Inside the Atom
- 1974 edition cover
- Author: Isaac Asimov
- Language: English
- Subject: Atomic physics
- Genre: Popular science
- Published: New York City
- Publisher: Abelard-Schuman
- Publication place: United States
- Media type: Print
- Pages: 176 pp.

= Inside the Atom =

Book by Isaac Asimov

Inside the Atom is a popular science book by American author Isaac Asimov. The first edition of the book was published in 1956 by Abelard-Schuman. Revised editions were brought out in subsequent years.

==Overview==
The book describes the internal structure of the atom. The sequence of concepts described in the book follows the sequence that those facts were discovered in. It describes the various sub-atomic structures within the atom, and the functions they fill in the whole structure.
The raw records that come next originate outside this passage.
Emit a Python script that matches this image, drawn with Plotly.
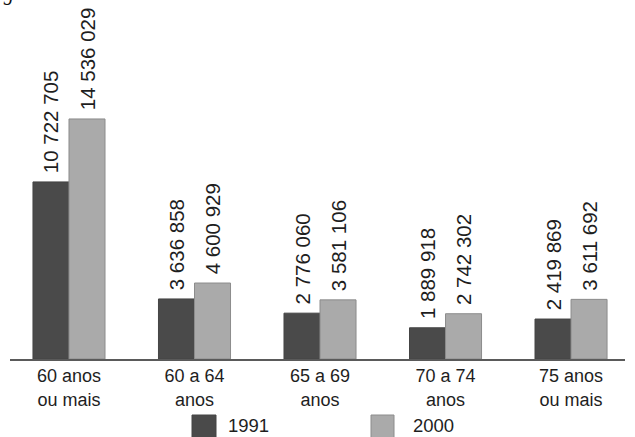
import plotly.graph_objects as go

# População idosa por faixa etária, Brasil (1991 e 2000)
categorias = ["60 anos<br>ou mais", "60 a 64<br>anos", "65 a 69<br>anos",
              "70 a 74<br>anos", "75 anos<br>ou mais"]
pop_1991 = [10722705, 3636858, 2776060, 1889918, 2419869]
pop_2000 = [14536029, 4600929, 3581106, 2742302, 3611692]
anos = ["1991", "2000"]

COR_1991 = "#4a4a4a"
COR_2000 = "#aaaaaa"
FONTE = "Liberation Sans, Arial, sans-serif"

W, H = 635, 437
M_L, M_R, M_T, M_B = 10, 10, 0, 78
PLOT_W = W - M_L - M_R
PLOT_H = H - M_T - M_B


def rotulo(v):
    # separador de milhar com espaço; o espaço inicial afasta o rótulo da barra
    return "\u00a0" + f"{v:,}".replace(",", " ")


def px_x(px):
    return (px - M_L) / PLOT_W


def px_y(py):
    return (H - M_B - py) / PLOT_H


fig = go.Figure()
for nome, vals, cor, borda in [(anos[0], pop_1991, COR_1991, "#444444"),
                               (anos[1], pop_2000, COR_2000, "#8c8c8c")]:
    fig.add_trace(go.Bar(
        x=list(range(len(categorias))), y=vals, name=nome,
        marker=dict(color=cor, line=dict(color=borda, width=1)),
        text=[rotulo(v) for v in vals], textposition="outside",
        textangle=-90, cliponaxis=False, constraintext="none",
        textfont=dict(family=FONTE, size=20.5, color="#1e1e1e"),
        showlegend=False,
    ))

# legenda desenhada abaixo do eixo
shapes = []
annotations = []
for (x0, x1, tx), cor, borda, nome in [((192, 216, 226), COR_1991, "#444444", anos[0]),
                                      ((371, 394, 411), COR_2000, "#8c8c8c", anos[1])]:
    shapes.append(dict(type="rect", xref="paper", yref="paper",
                       x0=px_x(x0), x1=px_x(x1), y0=px_y(415), y1=px_y(440),
                       fillcolor=cor, line=dict(color=borda, width=1)))
    annotations.append(dict(xref="paper", yref="paper", x=px_x(tx), y=px_y(438),
                            xanchor="left", yanchor="bottom", showarrow=False,
                            text=nome, font=dict(family=FONTE, size=18.5, color="#1e1e1e")))

# resto do título da figura, cortado na borda superior
annotations.append(dict(xref="paper", yref="paper", x=px_x(36), y=px_y(7),
                        xanchor="right", yanchor="bottom", showarrow=False,
                        text="<i>Fig. 1</i>",
                        font=dict(family="Liberation Serif, serif", size=20, color="#111111")))

fig.update_layout(
    width=W, height=H,
    margin=dict(l=M_L, r=M_R, t=M_T, b=M_B, pad=0),
    paper_bgcolor="white", plot_bgcolor="white",
    barmode="group", bargap=0.426, bargroupgap=0,
    shapes=shapes, annotations=annotations,
    font=dict(family=FONTE, color="#1e1e1e"),
)
fig.update_xaxes(
    tickmode="array", tickvals=list(range(len(categorias))), ticktext=categorias,
    range=[-0.47, 4.43], showgrid=False, zeroline=False,
    showline=True, linecolor="#5a5a5a", linewidth=1.5, ticks="",
    tickfont=dict(family=FONTE, size=18, color="#1e1e1e"),
)
fig.update_yaxes(range=[0, 21.74e6], visible=False, showgrid=False, zeroline=False)

fig.write_html("out.html")
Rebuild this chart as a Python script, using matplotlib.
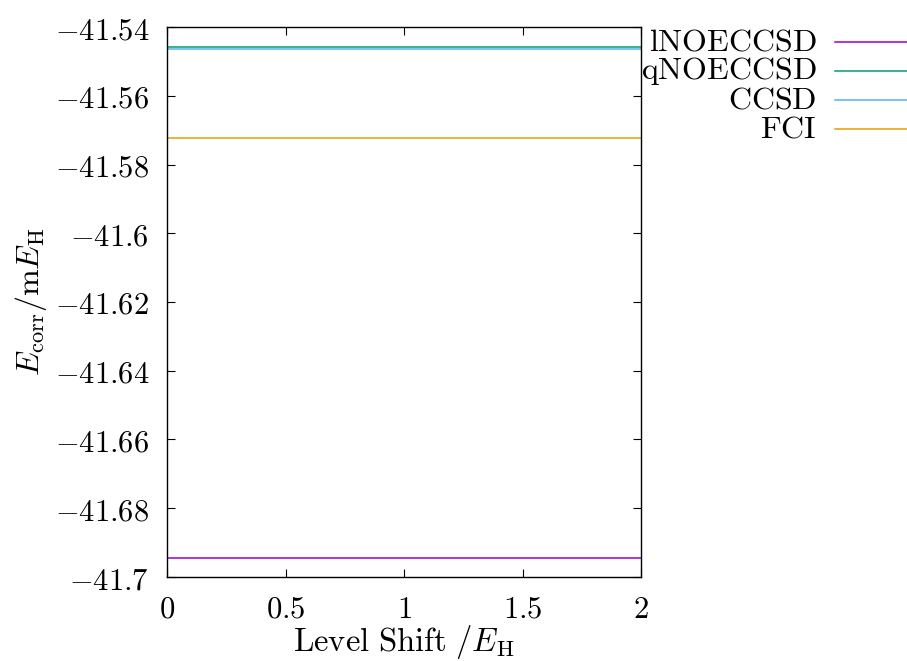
import matplotlib
matplotlib.use("Agg")
import matplotlib.pyplot as plt
from matplotlib.lines import Line2D
import numpy as np

plt.rcParams['mathtext.fontset'] = 'cm'
plt.rcParams['font.family'] = ['DejaVu Serif']

# Data (constant vs level shift)
level_shift = [0.0, 0.5, 1.0, 1.5, 2.0]
series_names = ["lNOECCSD", "qNOECCSD", "CCSD", "FCI"]
lnoeccsd = [-41.6946] * 5
qnoeccsd = [-41.5459] * 5
ccsd = [-41.5465] * 5
fci = [-41.5723] * 5
colors = ["#9400d3", "#009e73", "#56b4e9", "#e69f00"]

x_ticks = [0, 0.5, 1, 1.5, 2]
x_tick_labels = ["0", "0.5", "1", "1.5", "2"]
y_ticks = [-41.7, -41.68, -41.66, -41.64, -41.62, -41.6, -41.58, -41.56, -41.54]
y_tick_labels = ["−41.7", "−41.68", "−41.66", "−41.64", "−41.62", "−41.6",
                 "−41.58", "−41.56", "−41.54"]

W, H = 907, 661
fig = plt.figure(figsize=(W / 100, H / 100), dpi=100)
ax = fig.add_axes([167 / W, (H - 577) / H, 474 / W, 550 / H])

all_series = [lnoeccsd, qnoeccsd, ccsd, fci]
for ys, c in zip(all_series, colors):
    ax.plot(level_shift, ys, color=c, lw=1.1)

ax.set_xlim(0, 2)
ax.set_ylim(-41.7, -41.54)
ax.set_xticks(x_ticks)
ax.set_xticklabels([f"${t}$" for t in x_tick_labels])
ax.set_yticks(y_ticks)
ax.set_yticklabels([f"${t.replace('−', '-')}$" for t in y_tick_labels])
ax.tick_params(direction='in', length=6, width=0.8, top=True, right=True,
               labelsize=22)
ax.tick_params(axis='y', pad=13)
ax.tick_params(axis='x', pad=12)
for s in ax.spines.values():
    s.set_linewidth(1.0)

ax.set_xlabel(r"$\mathrm{Level\ Shift}\ /E_{\mathrm{H}}$", fontsize=23.5, labelpad=-1)
ax.set_ylabel(r"$E_{\mathrm{corr}}/\mathrm{m}E_{\mathrm{H}}$", fontsize=23, labelpad=4)

# Legend outside on the right, text right-aligned, line sample after
row_y = [42, 71, 100, 129]
for name, c, yy in zip(series_names, colors, row_y):
    fig.text(817 / W, 1 - yy / H, rf"$\mathrm{{{name}}}$", ha='right', va='center',
             fontsize=23)
    fig.add_artist(Line2D([835 / W, 1.0], [1 - yy / H, 1 - yy / H], color=c, lw=1.1,
                          transform=fig.transFigure))

fig.savefig("out.png", dpi=100)
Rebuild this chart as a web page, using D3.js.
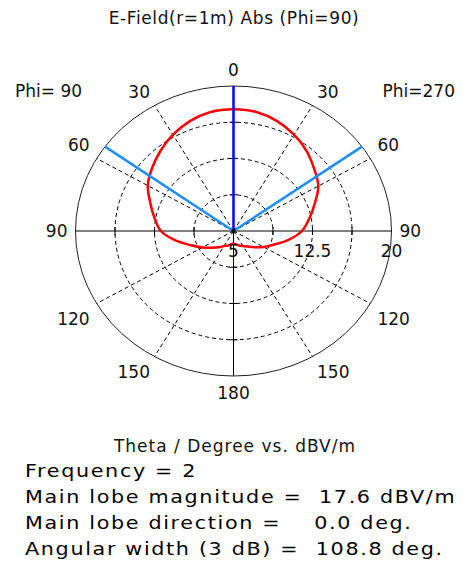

Later chapters describe chemical elements and isotopes, the stability and instability of atomic nuclei, and finally atomic energy, the uses it has, and the threat that it poses. A review in the educational journal The Clearing House said that the book was "lucid", and that its "analytical style exemplifies the art of good teaching." The book is aimed at educated lay-readers, and high-school science students. Inside the Atom ends on a cautionary note, stating "If only we can learn to use the knowledge we already have..."

In 1956, the book was used in a pilot program to advance science education sponsored by the American Association for the Advancement of Science. Approximately two hundred titles were circulated amongst high schools that did not have adequate science reading material.